By Gail Cole
Louisiana has been a bit of a roller-coaster ride for beverage alcohol fulfillment houses and wineries that use them. First, fulfillment houses had no registration or reporting requirements in the state, but also no guidance on what they could or couldn’t do. Then, fulfillment houses were outlawed, or at least told to stop operating in the state. And recently, Louisiana implemented new reporting requirements for fulfillment houses.
The state also changed registration and license renewal requirements for wineries that use fulfillment houses.
First, what are fulfillment houses?
Fulfillment houses are third-party logistics centers that store and package wine (or other alcoholic beverages) on behalf of wineries (and other producers), then transfer it to common carriers for final shipment. They’re widely used in direct-to-consumer (DTC) wine shipping because most wineries don’t have the space or resources required to store and package the wine they produce.
Despite the widespread use of fulfillment houses in DTC beverage alcohol shipping, most states haven’t established laws or rules to govern their use. That’s starting to change.
States basically have five options:
- Do nothing except require licensees to comply with existing rules
- Require DTC shippers and/or common carriers to report tracking numbers
- Authorize fulfillment houses to make direct shipments
- Create a unique license for fulfillment houses
- Require fulfillment houses to file reports with the state
You can learn more about each of these options here.
There’s one more option, of course: Ban fulfillment houses from operating in the state. Tennessee came close to banning fulfillment houses in 2021, but after lawmakers learned the critical role fulfillment houses play in DTC wine shipping, they changed course. The Tennessee Alcoholic Beverage Commission (TABC) issued its first fulfillment house license in November 2021.
Louisiana came close to banning fulfillment houses in 2021, too.
The fluctuating fate of fulfillment houses in Louisiana
In late 2021, the Louisiana Office of Alcohol and Tobacco Control (ATC) issued cease-and-desist orders to fulfillment houses that were shipping wine into the state. At the time, Louisiana neither authorized nor forbade the use of fulfillment houses; though it required (and requires) a license to produce, sell, or ship beverage alcohol, the state had no specific requirements for fulfillment houses.
Louisiana ultimately decided to hold the cease-and-desist orders in abeyance and establish reporting requirements for fulfillment houses, as Illinois did in 2017. At the time, it seemed Louisiana would not pursue new licensing requirements for fulfillment houses.

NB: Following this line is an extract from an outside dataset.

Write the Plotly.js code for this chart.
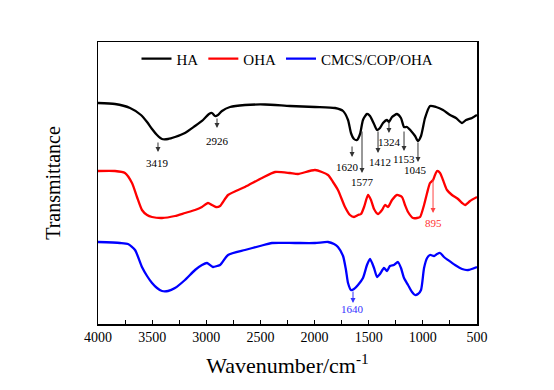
<!DOCTYPE html>
<html>
<head>
<meta charset="utf-8">
<script src="https://cdn.plot.ly/plotly-3.0.1.min.js"></script>
<style>html,body{margin:0;padding:0;background:#fff;}#chart{width:554px;height:390px;}</style>
</head>
<body>
<div id="chart"></div>
<script>
// Wavenumbers (cm^-1) and transmittance (arbitrary offset units)
const haWave = [4000,3843,3704,3603,3547,3501,3455,3409,3353,3289,3197,3104,3030,2975,2947,2920,2892,2855,2781,2643,2458,2227,1996,1811,1737,1691,1664,1636,1608,1580,1553,1516,1488,1451,1423,1396,1368,1331,1313,1285,1239,1202,1174,1146,1109,1072,1045,1017,980,934,878,814,749,694,638,601,546,500];
const haT = [221,220,216,209,202,195,189,185,185,187,191,198,204,210,211,208,209,213,217,219,219.5,218,217,216,213,204,191,185,184,190,204,210,208,200,194,196,201,204,202,207,210,206,197,197,193,188,183,188,206,218,217,214,209,206,201,204,206,209];

const ohaWave = [4000,3843,3751,3686,3640,3594,3547,3501,3409,3289,3197,3104,3040,2984,2947,2910,2873,2799,2643,2485,2365,2227,2153,1996,1876,1830,1784,1719,1673,1636,1599,1571,1543,1506,1479,1451,1414,1377,1350,1322,1285,1239,1193,1165,1137,1091,1054,1026,989,961,934,906,888,869,841,814,777,731,675,638,610,564,500];
const ohaT = [153,153,151,141,127,114,109,107,106,108,111,114,117,121,119,117,118,129,137,146,152,151,150,154,149,142,134,117,109,107,109,110,117,129,124,115,110,114,119,117,124,129,127,119,112,106,106,107,119,131,141,144,149,153,151,144,134,129,125,121,119,123,127];

const cmWave = [4000,3797,3723,3658,3594,3547,3501,3455,3409,3353,3289,3197,3104,3040,2993,2938,2901,2873,2799,2643,2504,2393,2181,1996,1876,1820,1784,1737,1710,1691,1664,1636,1599,1553,1516,1488,1451,1423,1396,1359,1331,1304,1267,1230,1202,1174,1137,1100,1072,1045,1017,989,961,934,897,869,841,805,768,703,638,583,500];
const cmT = [82,81,80,74,57,48,41,36,33,33,36,44,54,59,61,57,58,59,69,74,78,81,81,81,82,80,77,68,54,41,34,35,39,46,59,65,56,47,50,56,53,58,59,62,56,46,39,32,29,30,34,56,66,69,68,70,71,67,64,59,55,54,57];

// Peak markers
const haPeakLabels = ['3419','2926','1620','1577','1412','1324','1153','1045'];
const haPeakX      = [3446,2901,1654,1562,1414,1313,1174,1045];
const haArrowTop   = [183,207,179,194,194,204,194,183];
const haArrowBot   = [172,196,167,151,171,191,173,162];
const haLabelX     = [3446,2901,1700,1553,1396,1304,1174,1064];
const haLabelY     = [161,183,157,142,162,182,165,154];

const ohaPeakLabels = ['895'];
const ohaPeakX = [906]; const ohaArrowTop=[146]; const ohaArrowBot=[111]; const ohaLabelX=[906]; const ohaLabelY=[101];
const cmPeakLabels = ['1640'];
const cmPeakX = [1645]; const cmArrowTop=[34]; const cmArrowBot=[21]; const cmLabelX=[1654]; const cmLabelY=[15];

const xTicks = [4000,3500,3000,2500,2000,1500,1000,500];

const serif = '"Liberation Serif", serif';
const traces = [
  {x: haWave, y: haT, name: 'HA', mode: 'lines', line: {color: '#000000', width: 2.3, shape: 'spline', smoothing: 0.6}},
  {x: ohaWave, y: ohaT, name: 'OHA', mode: 'lines', line: {color: '#ff0000', width: 2.3, shape: 'spline', smoothing: 0.6}},
  {x: cmWave, y: cmT, name: 'CMCS/COP/OHA', mode: 'lines', line: {color: '#0000ff', width: 2.3, shape: 'spline', smoothing: 0.6}}
];

const annotations = [];
function addPeaks(xs, tops, bots, lx, ly, labels, color, txtColor) {
  for (let i = 0; i < xs.length; i++) {
    annotations.push({x: xs[i], y: bots[i], ax: xs[i], ay: tops[i], axref: 'x', ayref: 'y', xref: 'x', yref: 'y',
      text: '', showarrow: true, arrowhead: 2, arrowsize: 1, arrowwidth: 1, arrowcolor: color});
    annotations.push({x: lx[i], y: ly[i], xref: 'x', yref: 'y', text: labels[i], showarrow: false,
      font: {family: serif, size: 11, color: txtColor}});
  }
}
addPeaks(haPeakX, haArrowTop, haArrowBot, haLabelX, haLabelY, haPeakLabels, '#333333', '#000000');
addPeaks(ohaPeakX, ohaArrowTop, ohaArrowBot, ohaLabelX, ohaLabelY, ohaPeakLabels, '#ff4444', '#ff3333');
addPeaks(cmPeakX, cmArrowTop, cmArrowBot, cmLabelX, cmLabelY, cmPeakLabels, '#3333ff', '#3333ff');

const layout = {
  width: 554, height: 390,
  margin: {l: 98, r: 77, t: 42, b: 66},
  paper_bgcolor: '#ffffff', plot_bgcolor: '#ffffff',
  font: {family: serif},
  showlegend: true,
  legend: {orientation: 'h', x: 0.5, xanchor: 'center', y: 0.94, yanchor: 'middle',
    font: {family: serif, size: 15, color: '#000'}, bgcolor: 'rgba(0,0,0,0)', itemwidth: 30},
  xaxis: {range: [4000, 500], tickvals: xTicks, ticktext: xTicks.map(String),
    ticks: 'inside', ticklen: 4, tickwidth: 1, tickcolor: '#000',
    minor: {dtick: 250, ticks: 'inside', ticklen: 4, tickwidth: 1, tickcolor: '#000'},
    showgrid: false, zeroline: false, showline: true, linecolor: '#000', linewidth: 1.5, mirror: true,
    tickfont: {family: serif, size: 14, color: '#000'},
    title: {text: 'Wavenumber/cm<sup>-1</sup>', font: {family: serif, size: 22, color: '#000'}, standoff: 13}},
  yaxis: {range: [0, 282], showticklabels: false, ticks: '', showgrid: false, zeroline: false,
    showline: true, linecolor: '#000', linewidth: 1.5, mirror: true,
    title: {text: 'Transmittance', font: {family: serif, size: 20, color: '#000'}, standoff: 30}},
  annotations: annotations
};

Plotly.newPlot('chart', traces, layout, {displayModeBar: false, staticPlot: true});
</script>
</body>
</html>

As expected, the rules are now live. In August 2022, the Louisiana Administrative Code (pages 428–429) was updated to define “fulfillment house.”

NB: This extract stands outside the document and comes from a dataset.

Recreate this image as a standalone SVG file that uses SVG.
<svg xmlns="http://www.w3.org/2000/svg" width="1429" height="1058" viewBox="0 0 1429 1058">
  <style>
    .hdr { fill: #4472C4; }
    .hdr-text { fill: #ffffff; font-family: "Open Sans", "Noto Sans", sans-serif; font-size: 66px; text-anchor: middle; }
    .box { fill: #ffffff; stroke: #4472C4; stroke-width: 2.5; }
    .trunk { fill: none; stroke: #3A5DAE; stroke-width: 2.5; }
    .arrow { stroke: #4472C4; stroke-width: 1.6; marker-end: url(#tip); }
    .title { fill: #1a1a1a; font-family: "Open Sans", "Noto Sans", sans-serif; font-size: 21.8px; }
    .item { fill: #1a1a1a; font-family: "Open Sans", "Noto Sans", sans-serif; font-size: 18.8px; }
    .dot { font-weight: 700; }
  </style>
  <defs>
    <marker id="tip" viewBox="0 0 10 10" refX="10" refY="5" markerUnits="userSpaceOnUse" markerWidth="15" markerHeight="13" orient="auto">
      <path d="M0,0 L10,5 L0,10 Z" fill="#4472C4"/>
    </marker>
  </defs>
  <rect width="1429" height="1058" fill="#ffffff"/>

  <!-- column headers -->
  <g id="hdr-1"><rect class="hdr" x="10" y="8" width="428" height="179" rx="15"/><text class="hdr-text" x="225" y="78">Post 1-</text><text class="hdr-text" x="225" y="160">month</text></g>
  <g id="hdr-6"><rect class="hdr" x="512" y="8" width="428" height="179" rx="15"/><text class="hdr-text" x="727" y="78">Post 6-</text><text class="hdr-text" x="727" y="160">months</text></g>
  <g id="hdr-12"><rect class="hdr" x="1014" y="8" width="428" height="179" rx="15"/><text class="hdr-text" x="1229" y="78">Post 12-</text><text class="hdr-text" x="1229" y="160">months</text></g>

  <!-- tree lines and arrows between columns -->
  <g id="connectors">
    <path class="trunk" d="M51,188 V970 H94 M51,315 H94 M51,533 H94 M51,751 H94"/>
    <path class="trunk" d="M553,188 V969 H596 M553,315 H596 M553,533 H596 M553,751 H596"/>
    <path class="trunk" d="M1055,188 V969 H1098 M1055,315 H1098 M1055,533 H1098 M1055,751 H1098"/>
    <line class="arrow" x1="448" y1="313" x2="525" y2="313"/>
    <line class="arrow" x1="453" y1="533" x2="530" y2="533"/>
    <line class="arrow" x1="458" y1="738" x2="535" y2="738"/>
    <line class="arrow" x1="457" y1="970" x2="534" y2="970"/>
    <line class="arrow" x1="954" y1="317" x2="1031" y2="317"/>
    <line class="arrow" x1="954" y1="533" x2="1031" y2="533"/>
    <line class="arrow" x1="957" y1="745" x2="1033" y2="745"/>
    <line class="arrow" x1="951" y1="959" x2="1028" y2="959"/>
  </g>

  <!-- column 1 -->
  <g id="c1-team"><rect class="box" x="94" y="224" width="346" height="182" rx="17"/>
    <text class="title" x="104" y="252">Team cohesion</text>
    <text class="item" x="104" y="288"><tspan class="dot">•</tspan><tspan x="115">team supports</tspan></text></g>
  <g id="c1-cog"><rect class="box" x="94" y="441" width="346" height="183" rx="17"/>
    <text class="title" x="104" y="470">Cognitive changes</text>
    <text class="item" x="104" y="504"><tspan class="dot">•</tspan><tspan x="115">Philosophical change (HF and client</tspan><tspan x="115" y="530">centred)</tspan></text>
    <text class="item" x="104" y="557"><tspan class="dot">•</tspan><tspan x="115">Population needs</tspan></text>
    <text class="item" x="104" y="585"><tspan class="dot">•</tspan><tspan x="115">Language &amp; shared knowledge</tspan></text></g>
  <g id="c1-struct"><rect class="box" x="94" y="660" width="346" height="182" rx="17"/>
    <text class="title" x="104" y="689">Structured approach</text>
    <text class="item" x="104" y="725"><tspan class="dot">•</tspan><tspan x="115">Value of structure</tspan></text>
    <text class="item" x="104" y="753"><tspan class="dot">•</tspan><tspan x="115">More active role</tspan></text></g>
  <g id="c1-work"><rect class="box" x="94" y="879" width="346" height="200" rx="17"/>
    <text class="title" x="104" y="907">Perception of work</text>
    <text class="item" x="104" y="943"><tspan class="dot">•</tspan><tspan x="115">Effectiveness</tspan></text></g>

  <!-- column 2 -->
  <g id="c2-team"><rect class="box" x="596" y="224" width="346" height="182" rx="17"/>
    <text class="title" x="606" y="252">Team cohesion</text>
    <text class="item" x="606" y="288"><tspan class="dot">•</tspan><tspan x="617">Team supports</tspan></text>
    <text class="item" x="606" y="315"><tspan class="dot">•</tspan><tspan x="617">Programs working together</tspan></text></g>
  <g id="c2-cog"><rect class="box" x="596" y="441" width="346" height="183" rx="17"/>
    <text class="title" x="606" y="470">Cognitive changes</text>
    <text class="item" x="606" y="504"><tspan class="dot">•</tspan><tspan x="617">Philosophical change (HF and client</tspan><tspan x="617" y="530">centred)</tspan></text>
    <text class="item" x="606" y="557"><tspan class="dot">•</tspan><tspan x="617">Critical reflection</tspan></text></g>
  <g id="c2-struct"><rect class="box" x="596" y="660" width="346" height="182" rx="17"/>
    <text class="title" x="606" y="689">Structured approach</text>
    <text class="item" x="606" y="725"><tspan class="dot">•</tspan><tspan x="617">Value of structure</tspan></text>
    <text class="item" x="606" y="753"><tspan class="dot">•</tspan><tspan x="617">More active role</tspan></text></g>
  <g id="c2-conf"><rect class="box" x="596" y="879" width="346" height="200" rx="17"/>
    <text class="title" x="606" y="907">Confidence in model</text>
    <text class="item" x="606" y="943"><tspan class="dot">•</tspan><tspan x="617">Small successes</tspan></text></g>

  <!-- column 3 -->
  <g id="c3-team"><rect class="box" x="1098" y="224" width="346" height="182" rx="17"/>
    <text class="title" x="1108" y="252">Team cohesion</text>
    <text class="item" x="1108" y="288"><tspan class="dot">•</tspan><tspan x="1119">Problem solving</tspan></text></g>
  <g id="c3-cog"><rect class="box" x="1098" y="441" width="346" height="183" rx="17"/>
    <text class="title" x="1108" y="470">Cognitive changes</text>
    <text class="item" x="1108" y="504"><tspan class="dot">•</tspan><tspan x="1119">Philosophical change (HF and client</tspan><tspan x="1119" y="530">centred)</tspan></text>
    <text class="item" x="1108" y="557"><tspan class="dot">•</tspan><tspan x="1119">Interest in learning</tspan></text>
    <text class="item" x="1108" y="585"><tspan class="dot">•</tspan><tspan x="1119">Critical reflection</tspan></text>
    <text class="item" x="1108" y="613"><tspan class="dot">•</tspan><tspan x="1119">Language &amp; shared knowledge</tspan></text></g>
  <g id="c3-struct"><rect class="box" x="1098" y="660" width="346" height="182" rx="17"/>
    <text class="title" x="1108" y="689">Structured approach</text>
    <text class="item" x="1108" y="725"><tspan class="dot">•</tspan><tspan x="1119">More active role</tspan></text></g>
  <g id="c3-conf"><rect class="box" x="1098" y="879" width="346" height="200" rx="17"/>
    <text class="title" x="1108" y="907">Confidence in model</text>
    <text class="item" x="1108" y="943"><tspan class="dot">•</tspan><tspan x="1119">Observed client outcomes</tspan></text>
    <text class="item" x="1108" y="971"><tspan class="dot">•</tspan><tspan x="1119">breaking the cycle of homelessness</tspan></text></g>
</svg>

Fulfillment houses that make DTC wine shipments into Louisiana on behalf of a direct shipper permittee “shall consent to the jurisdiction of the Office of Alcohol and Tobacco Control and the State, and shall file quarterly reports detailing each shipment due.” Per the rules, the quarterly reports are due annually on January 15, April 15, July 15, and December 15. It’s possible the December 15 date is an error and should read October 15.
The law allows a civil penalty of up to $25,000 for unlicensed shipments.
New registration requirements for direct wine shippers
Louisiana now also requires direct shipper permittees to register the name and address of any fulfillment license authorized to ship wine on their behalf to consumers in Louisiana and submit a copy of the written appointment of the fulfillment house(s) to the ATC with the Direct Shipper’s application/renewal. The Fulfillment House Appointment form is included in the code. All direct wine shipment permit renewals in Louisiana are due annually by December 31. The ATC accepts paper submissions but encourages businesses to submit new applications and renewals and manage many permitting needs through its online permitting system.
The code specifies that since a fulfillment house ships wine on behalf of a direct shipper permit holder, it’s the agent of the direct shipper. Thus, the direct shipper permit holder is “responsible for the acts and omissions of the fulfillment house.”
All this is good information, but we’re still waiting for the Louisiana ATC to update its website with official guidance. The following questions remain outstanding:
- When will licensing applications and renewal forms be updated to include the new information about the need to appoint fulfillment houses? Will this new requirement be included on the online applications and renewal forms?
- How do fulfillment houses submit to a jurisdiction in Louisiana?
- When are the first reports due for fulfillment houses?
We’ll update this post once we have more information from the ATC.
The bigger picture
We’ve seen many states update fulfillment house rules over the past several years. That trend will likely continue in 2023.
Some, like Louisiana, may require fulfillment houses to file returns on a quarterly basis. Others could emulate Illinois and require annual reports. And still other states may follow the lead of Tennessee and require fulfillment houses to register with the state in addition to filing returns.